Put the tortoise between your thighs when trimming, as this gives you a better grip, further minimizing the risk of accidents. If possible, ask a friend or partner to hold the tortoise as you trim its nails. This frees up your hands and provides you with better control, reducing accidental injuries.
Clip the Nails
When clipping your tortoise’s claws, you should do it carefully to avoid inflicting injuries.
Remember, tortoises’ nails have quicks that contain blood vessels and nerves. So, cutting a section of nail that has a quick will result in pain and bleeding.
The quick is easy to identify. It’s located in the middle of the nail and is black-colored, unlike the rest of the nail, which tends to be lighter. Stay 3 mm away from the quick when trimming.
It’s still possible to inadvertently cut the quick when trimming, despite exercising a high level of caution. If this happens, dab your pet’s injured claw in cornstarch to help staunch the bleeding. Alternatively, you can apply hydrogen peroxide solution to the wound to prevent infection.
Note that some tortoises can be aggressive when handled. If you are not careful when trimming your pet’s claws, it may attempt to bite you in a bid to free itself.
Make sure your fingers are at a safe distance from your tortoise’s mouth when clipping its nails.
What Happens if I Cut the Nails Too Short?
If you accidentally cut too high up on the claw, apply a 5% hydrogen peroxide solution or corn starch to the claw tip using a cotton swab and disinfect the wound.
While trimming overgrown nails is important, the procedure can be unpleasant for your tortoise. You can minimize the need for trimming by providing conditions that allow it to wear out its nails naturally.
Here are ways to keep your tortoise’s claws short to prevent the need for clipping:
Living in a cramped space limits your tortoise’s movement, which in turn reduces its opportunities to wear down its nails naturally.
To mitigate this problem, you should house your tortoise in a spacious enclosure with room for movement. Doing so motivates your tortoise to indulge its instincts for roaming and playing, thus helping it wear down its claws.
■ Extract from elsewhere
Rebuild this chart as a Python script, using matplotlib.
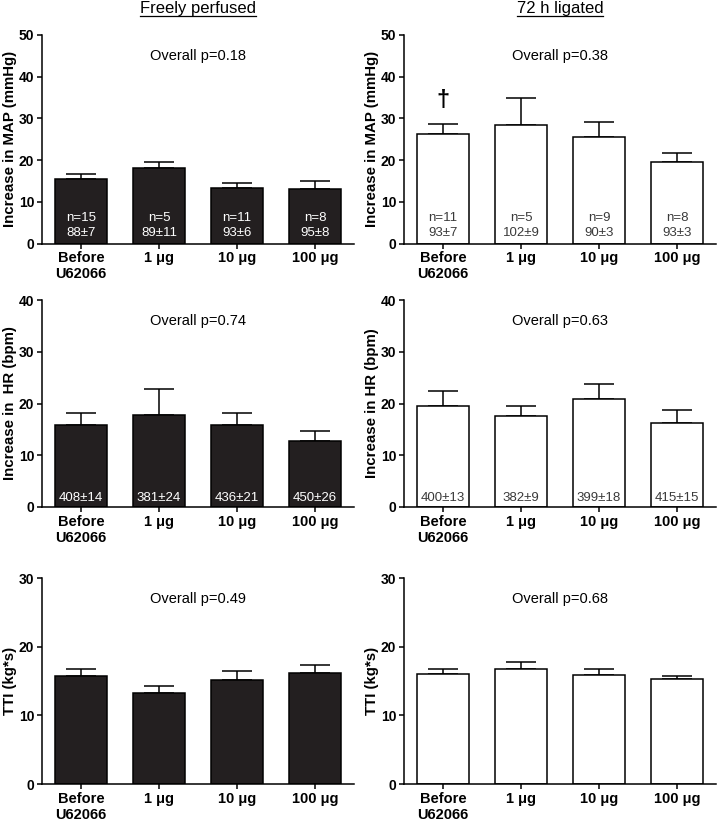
import matplotlib
matplotlib.use('Agg')
import matplotlib.pyplot as plt
from matplotlib.lines import Line2D
import numpy as np

plt.rcParams['font.family'] = ['Liberation Sans', 'DejaVu Sans']

groups = ['Before\nU62066', '1 μg', '10 μg', '100 μg']
col_titles = ['Freely perfused', '72 h ligated']

# MAP (mmHg)
map_free = [15.4, 18.1, 13.3, 13.1]
map_free_err = [1.2, 1.5, 1.1, 2.0]
map_lig = [26.2, 28.3, 25.6, 19.6]
map_lig_err = [2.5, 6.6, 3.6, 2.0]
map_p = ['0.18', '0.38']
map_n_free = ['15', '5', '11', '8']
map_n_lig = ['11', '5', '9', '8']
map_base_free = ['88±7', '89±11', '93±6', '95±8']
map_base_lig = ['93±7', '102±9', '90±3', '93±3']

# HR (bpm)
hr_free = [15.9, 17.8, 15.8, 12.8]
hr_free_err = [2.3, 5.0, 2.3, 1.8]
hr_lig = [19.5, 17.6, 20.9, 16.3]
hr_lig_err = [2.9, 1.9, 2.9, 2.4]
hr_p = ['0.74', '0.63']
hr_base_free = ['408±14', '381±24', '436±21', '450±26']
hr_base_lig = ['400±13', '382±9', '399±18', '415±15']

# TTI (kg*s)
tti_free = [15.7, 13.3, 15.1, 16.1]
tti_free_err = [1.0, 0.9, 1.3, 1.2]
tti_lig = [16.0, 16.7, 15.9, 15.3]
tti_lig_err = [0.7, 1.0, 0.8, 0.5]
tti_p = ['0.49', '0.68']

dark = '#231f20'
W, H = 718, 827
fig = plt.figure(figsize=(W / 100, H / 100), dpi=100)

col_left = [42, 404]
ax_w = 312
rows = [(243.5, 208.5), (507, 207), (784, 206)]  # (bottom px, height px)


def make_ax(row, col):
    b, h = rows[row]
    ax = fig.add_axes([col_left[col] / W, 1 - b / H, ax_w / W, h / H])
    return ax


def draw(ax, vals, errs, filled, ymax, ylabel, p):
    x = np.arange(len(vals))
    ax.bar(x, vals, 0.67, color=dark if filled else 'white', edgecolor='black',
           linewidth=1.1, zorder=2)
    ax.errorbar(x, vals, yerr=[np.zeros(len(errs)), errs], fmt='none', ecolor='black',
                elinewidth=1.1, capsize=11, capthick=1.1, zorder=1)
    ax.set_xlim(-0.5, 3.5)
    ax.set_ylim(0, ymax)
    ax.set_yticks(np.arange(0, ymax + 1, 10))
    ax.set_xticks(x)
    ax.set_xticklabels(groups, fontsize=10.5, fontweight='bold', linespacing=1.2)
    for lab in ax.get_yticklabels():
        lab.set_fontweight('bold')
        lab.set_fontsize(10)
    ax.spines['top'].set_visible(False)
    ax.spines['right'].set_visible(False)
    for s in ['left', 'bottom']:
        ax.spines[s].set_linewidth(1.1)
    ax.tick_params(axis='both', direction='out', length=3.5, width=1.1, pad=2)
    ax.set_ylabel(ylabel, fontsize=10.8, fontweight='bold')
    ax.yaxis.set_label_coords(-0.08, 0.5)
    ax.text(0.5, 0.9, 'Overall p=' + p, transform=ax.transAxes, ha='center', va='center',
            fontsize=10.5)


# row 1: MAP
ax = make_ax(0, 0)
draw(ax, map_free, map_free_err, True, 50, 'Increase in MAP (mmHg)', map_p[0])
for i in range(4):
    ax.text(i, 6.0, 'n=' + map_n_free[i], ha='center', va='center', color='white', fontsize=9.5)
    ax.text(i, 2.4, map_base_free[i], ha='center', va='center', color='white', fontsize=9.5)

ax = make_ax(0, 1)
draw(ax, map_lig, map_lig_err, False, 50, 'Increase in MAP (mmHg)', map_p[1])
for i in range(4):
    ax.text(i, 6.1, 'n=' + map_n_lig[i], ha='center', va='center', color='#3a3a3a', fontsize=9.5)
    ax.text(i, 2.5, map_base_lig[i], ha='center', va='center', color='#3a3a3a', fontsize=9.5)
ax.text(0, 34.2, '†', ha='center', va='center', fontsize=17, fontweight='bold')

# row 2: HR
ax = make_ax(1, 0)
draw(ax, hr_free, hr_free_err, True, 40, 'Increase in  HR (bpm)', hr_p[0])
for i in range(4):
    ax.text(i, 1.7, hr_base_free[i], ha='center', va='center', color='white', fontsize=9.5)

ax = make_ax(1, 1)
draw(ax, hr_lig, hr_lig_err, False, 40, 'Increase in HR (bpm)', hr_p[1])
for i in range(4):
    ax.text(i, 1.7, hr_base_lig[i], ha='center', va='center', color='#3a3a3a', fontsize=9.5)

# row 3: TTI
ax = make_ax(2, 0)
draw(ax, tti_free, tti_free_err, True, 30, 'TTI (kg*s)', tti_p[0])
ax = make_ax(2, 1)
draw(ax, tti_lig, tti_lig_err, False, 30, 'TTI (kg*s)', tti_p[1])

# underlined column titles
fig.canvas.draw()
renderer = fig.canvas.get_renderer()
for col, title in enumerate(col_titles):
    cx = (col_left[col] + ax_w / 2) / W
    t = fig.text(cx, 1 - 13 / H, title, ha='center', va='baseline', fontsize=12)
    bb = t.get_window_extent(renderer=renderer)
    y_line = 1 - 15.5 / H
    fig.add_artist(Line2D([bb.x0 / W, bb.x1 / W], [y_line, y_line], color='black',
                          linewidth=0.9, transform=fig.transFigure))

fig.savefig('out.png', dpi=100)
As mentioned, digging is an important activity for tortoises since it keeps their nails short.
It’s easier for wild tortoises to wear down their nails in this way. After all, their habitats are covered in abrasive soil and rocks, which create friction.
To keep your tortoise’s nails short, replicate their natural environment by providing an appropriate substrate. A mixture of sand and loam soil is ideal for your tortoise enclosure since tortoises can dig it far more easily. Ensure the substrate bed is deep enough (at least 2 -3 inches) to allow digging.
Adding accessories, such as rocks and logs, to your tortoise’s enclosure can keep its claws from growing too long. As your tortoise climbs over these obstacles, the friction will naturally file its nails.
Your tortoise won’t experience any pain if you clip its nails, provided you don’t cut the quick. According to Contributions to Zoology, tortoise nails are made from a hard keratin layer.
Aside from the quick, which contains blood vessels and nerves, tortoises’ nails are formed by dead cells. Consequently, clipping them correctly won’t cause a tortoise any pain.
Tortoise nails need to be clipped regularly if they aren’t provided with the right toys and substrate. Doing so won’t be painful and can be done as needed. As long as you’re careful, it’s easy to do this at home.